→ What is being asked:
Collect each line holding the string "chart".

→ Extracted records:
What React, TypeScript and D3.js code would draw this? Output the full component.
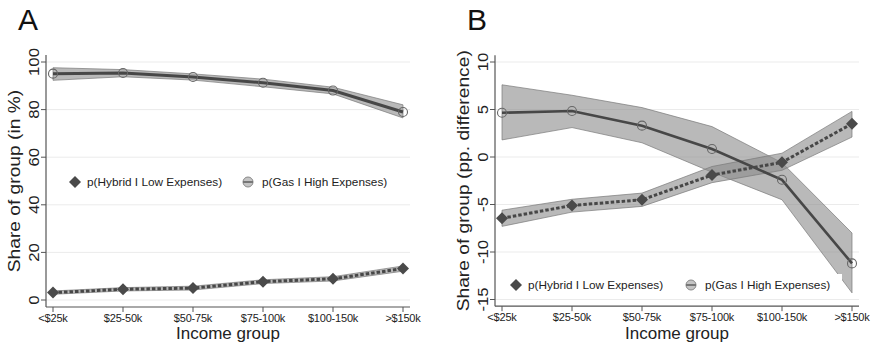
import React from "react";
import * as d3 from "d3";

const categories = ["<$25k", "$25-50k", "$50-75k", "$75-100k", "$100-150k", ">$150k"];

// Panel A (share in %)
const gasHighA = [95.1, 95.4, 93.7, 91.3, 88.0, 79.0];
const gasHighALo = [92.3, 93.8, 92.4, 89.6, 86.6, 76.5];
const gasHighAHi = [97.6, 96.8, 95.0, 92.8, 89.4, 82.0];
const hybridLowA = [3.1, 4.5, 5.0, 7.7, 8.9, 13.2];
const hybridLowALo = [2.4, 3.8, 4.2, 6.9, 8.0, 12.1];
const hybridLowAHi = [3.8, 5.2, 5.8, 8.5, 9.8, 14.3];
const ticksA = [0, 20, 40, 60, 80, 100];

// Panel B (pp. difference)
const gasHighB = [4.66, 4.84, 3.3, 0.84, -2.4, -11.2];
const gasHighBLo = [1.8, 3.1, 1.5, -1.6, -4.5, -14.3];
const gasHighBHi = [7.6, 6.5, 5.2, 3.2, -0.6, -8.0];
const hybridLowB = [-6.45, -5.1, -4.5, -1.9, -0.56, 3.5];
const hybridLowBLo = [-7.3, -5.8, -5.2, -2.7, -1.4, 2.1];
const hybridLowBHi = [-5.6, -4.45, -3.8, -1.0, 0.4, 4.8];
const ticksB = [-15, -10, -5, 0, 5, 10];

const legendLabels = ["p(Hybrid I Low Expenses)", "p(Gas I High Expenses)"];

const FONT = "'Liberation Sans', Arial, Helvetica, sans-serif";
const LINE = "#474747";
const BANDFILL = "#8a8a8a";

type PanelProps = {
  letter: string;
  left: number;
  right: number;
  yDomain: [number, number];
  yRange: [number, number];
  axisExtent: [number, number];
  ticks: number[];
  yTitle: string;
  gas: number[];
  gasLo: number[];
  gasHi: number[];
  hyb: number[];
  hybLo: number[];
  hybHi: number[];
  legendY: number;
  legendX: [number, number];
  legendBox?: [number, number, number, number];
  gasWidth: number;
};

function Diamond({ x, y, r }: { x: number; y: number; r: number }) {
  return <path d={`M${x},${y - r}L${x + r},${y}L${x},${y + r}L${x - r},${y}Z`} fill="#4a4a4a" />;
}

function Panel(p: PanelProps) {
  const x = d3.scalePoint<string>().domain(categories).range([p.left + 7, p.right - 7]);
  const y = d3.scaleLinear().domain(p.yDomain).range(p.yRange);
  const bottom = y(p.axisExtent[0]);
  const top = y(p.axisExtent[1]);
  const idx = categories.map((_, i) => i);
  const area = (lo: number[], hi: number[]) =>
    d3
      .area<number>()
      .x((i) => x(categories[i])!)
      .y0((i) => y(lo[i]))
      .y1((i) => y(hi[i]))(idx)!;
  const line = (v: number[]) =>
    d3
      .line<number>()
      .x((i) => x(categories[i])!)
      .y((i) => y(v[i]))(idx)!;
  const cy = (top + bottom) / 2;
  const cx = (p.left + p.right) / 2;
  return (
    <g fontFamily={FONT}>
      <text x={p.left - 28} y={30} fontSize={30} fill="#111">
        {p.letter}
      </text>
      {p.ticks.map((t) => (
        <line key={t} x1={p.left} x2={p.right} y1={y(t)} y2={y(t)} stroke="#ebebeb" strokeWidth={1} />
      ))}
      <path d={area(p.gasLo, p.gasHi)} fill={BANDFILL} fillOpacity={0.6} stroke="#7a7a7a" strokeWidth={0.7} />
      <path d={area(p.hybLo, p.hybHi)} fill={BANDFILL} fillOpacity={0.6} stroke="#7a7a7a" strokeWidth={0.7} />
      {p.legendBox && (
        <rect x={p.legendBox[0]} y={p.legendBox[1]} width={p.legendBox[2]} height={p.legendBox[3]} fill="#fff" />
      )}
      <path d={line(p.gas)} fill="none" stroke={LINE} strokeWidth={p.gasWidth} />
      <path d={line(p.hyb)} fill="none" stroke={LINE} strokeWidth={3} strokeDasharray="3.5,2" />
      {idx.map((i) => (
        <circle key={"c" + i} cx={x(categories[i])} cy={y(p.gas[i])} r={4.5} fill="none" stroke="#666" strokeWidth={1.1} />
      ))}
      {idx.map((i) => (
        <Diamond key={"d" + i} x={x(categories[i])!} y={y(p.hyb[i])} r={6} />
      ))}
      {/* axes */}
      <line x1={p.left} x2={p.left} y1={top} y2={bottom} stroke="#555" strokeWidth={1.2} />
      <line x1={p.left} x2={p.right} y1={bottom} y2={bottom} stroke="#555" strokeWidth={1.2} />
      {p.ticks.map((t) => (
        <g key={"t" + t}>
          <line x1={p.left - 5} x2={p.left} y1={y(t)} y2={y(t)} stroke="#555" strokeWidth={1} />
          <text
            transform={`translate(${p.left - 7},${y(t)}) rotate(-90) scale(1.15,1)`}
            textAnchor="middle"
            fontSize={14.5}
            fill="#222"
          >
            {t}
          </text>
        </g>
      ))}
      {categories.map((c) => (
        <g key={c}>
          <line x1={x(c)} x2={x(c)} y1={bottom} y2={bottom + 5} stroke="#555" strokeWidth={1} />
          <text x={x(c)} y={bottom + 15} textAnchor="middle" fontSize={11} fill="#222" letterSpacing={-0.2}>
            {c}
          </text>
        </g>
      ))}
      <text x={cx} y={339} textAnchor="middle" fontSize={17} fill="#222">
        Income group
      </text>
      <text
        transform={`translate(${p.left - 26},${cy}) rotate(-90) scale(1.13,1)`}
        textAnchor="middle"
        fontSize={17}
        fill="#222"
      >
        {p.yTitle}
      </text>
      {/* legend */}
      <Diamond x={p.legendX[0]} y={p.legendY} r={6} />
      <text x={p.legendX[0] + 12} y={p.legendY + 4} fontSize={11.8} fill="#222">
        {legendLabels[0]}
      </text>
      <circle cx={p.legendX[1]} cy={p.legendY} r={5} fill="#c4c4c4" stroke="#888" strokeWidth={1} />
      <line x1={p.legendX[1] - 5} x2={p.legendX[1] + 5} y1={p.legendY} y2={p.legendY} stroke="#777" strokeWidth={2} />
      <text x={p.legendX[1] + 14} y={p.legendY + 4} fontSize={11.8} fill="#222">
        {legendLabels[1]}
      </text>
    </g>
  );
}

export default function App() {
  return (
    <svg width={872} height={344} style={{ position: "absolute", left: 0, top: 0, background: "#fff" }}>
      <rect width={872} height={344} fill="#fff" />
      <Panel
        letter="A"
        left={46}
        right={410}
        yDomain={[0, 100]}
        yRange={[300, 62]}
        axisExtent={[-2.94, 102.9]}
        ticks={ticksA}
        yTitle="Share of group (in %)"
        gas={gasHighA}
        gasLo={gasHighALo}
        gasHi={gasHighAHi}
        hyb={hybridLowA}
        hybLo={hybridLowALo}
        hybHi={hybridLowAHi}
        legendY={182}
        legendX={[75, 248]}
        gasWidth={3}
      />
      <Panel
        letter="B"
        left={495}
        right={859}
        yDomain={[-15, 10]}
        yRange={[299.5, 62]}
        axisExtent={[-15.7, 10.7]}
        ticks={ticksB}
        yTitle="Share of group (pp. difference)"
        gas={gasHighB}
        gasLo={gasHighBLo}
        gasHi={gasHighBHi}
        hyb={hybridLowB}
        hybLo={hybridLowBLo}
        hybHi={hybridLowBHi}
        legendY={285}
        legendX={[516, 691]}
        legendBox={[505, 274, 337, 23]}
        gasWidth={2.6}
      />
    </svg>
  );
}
---
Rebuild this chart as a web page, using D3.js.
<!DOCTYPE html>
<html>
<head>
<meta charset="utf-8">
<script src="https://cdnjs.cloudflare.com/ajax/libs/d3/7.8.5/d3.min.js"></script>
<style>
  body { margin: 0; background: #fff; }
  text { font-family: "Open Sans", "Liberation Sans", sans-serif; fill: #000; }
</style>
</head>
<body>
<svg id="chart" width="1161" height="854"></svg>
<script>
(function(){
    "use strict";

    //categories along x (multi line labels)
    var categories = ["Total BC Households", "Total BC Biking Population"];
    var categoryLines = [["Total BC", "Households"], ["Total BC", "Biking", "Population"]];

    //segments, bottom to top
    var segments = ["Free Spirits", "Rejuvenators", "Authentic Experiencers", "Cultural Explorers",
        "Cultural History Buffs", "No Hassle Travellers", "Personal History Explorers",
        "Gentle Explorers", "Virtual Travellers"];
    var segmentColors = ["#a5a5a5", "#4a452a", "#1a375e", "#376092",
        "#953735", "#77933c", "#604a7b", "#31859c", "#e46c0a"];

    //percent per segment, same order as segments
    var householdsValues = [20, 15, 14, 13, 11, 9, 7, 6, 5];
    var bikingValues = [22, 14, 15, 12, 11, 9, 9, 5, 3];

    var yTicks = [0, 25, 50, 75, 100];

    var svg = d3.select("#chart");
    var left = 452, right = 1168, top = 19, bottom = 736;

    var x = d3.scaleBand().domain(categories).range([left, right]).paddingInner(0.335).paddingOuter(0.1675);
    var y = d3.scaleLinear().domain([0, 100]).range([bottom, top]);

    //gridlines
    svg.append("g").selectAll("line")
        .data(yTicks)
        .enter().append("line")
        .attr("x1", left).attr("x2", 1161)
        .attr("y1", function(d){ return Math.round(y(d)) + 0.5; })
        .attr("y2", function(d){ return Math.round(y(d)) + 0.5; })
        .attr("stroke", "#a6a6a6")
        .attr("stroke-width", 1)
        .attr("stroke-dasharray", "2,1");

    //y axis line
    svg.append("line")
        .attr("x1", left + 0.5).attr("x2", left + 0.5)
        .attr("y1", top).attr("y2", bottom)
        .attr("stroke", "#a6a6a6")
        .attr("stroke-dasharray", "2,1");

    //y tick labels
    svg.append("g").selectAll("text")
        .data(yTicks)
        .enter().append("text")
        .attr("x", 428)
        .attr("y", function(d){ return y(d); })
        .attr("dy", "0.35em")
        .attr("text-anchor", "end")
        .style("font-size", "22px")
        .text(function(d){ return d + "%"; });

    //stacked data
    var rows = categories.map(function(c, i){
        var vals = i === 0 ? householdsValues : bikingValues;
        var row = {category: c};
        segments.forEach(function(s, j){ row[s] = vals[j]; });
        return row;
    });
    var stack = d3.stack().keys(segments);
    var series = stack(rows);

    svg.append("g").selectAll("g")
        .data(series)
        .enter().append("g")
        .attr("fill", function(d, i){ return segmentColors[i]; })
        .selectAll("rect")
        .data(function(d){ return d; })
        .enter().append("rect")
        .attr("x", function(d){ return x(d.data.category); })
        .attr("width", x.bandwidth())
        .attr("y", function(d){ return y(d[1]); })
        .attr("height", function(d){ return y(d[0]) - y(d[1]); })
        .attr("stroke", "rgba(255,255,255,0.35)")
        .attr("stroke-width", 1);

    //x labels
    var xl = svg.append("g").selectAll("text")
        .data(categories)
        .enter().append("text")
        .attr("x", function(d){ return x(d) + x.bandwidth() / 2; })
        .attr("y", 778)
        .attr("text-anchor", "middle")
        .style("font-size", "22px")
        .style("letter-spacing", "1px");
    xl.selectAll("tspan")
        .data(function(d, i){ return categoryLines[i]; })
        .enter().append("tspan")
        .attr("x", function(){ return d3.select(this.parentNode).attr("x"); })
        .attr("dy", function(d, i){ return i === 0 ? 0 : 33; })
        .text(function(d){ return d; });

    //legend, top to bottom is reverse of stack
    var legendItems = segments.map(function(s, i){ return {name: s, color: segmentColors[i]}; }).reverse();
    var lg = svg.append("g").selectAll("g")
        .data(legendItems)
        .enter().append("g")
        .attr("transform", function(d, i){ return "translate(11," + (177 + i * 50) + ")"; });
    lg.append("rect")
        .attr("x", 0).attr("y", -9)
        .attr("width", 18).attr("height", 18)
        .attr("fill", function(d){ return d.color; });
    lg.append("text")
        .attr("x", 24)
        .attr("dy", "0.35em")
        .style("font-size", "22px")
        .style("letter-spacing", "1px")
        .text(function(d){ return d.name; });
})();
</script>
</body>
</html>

→ The answer:
Rebuild this chart as a web page, using D3.js.
<svg id="chart" width="1161" height="854"></svg>
    var svg = d3.select("#chart");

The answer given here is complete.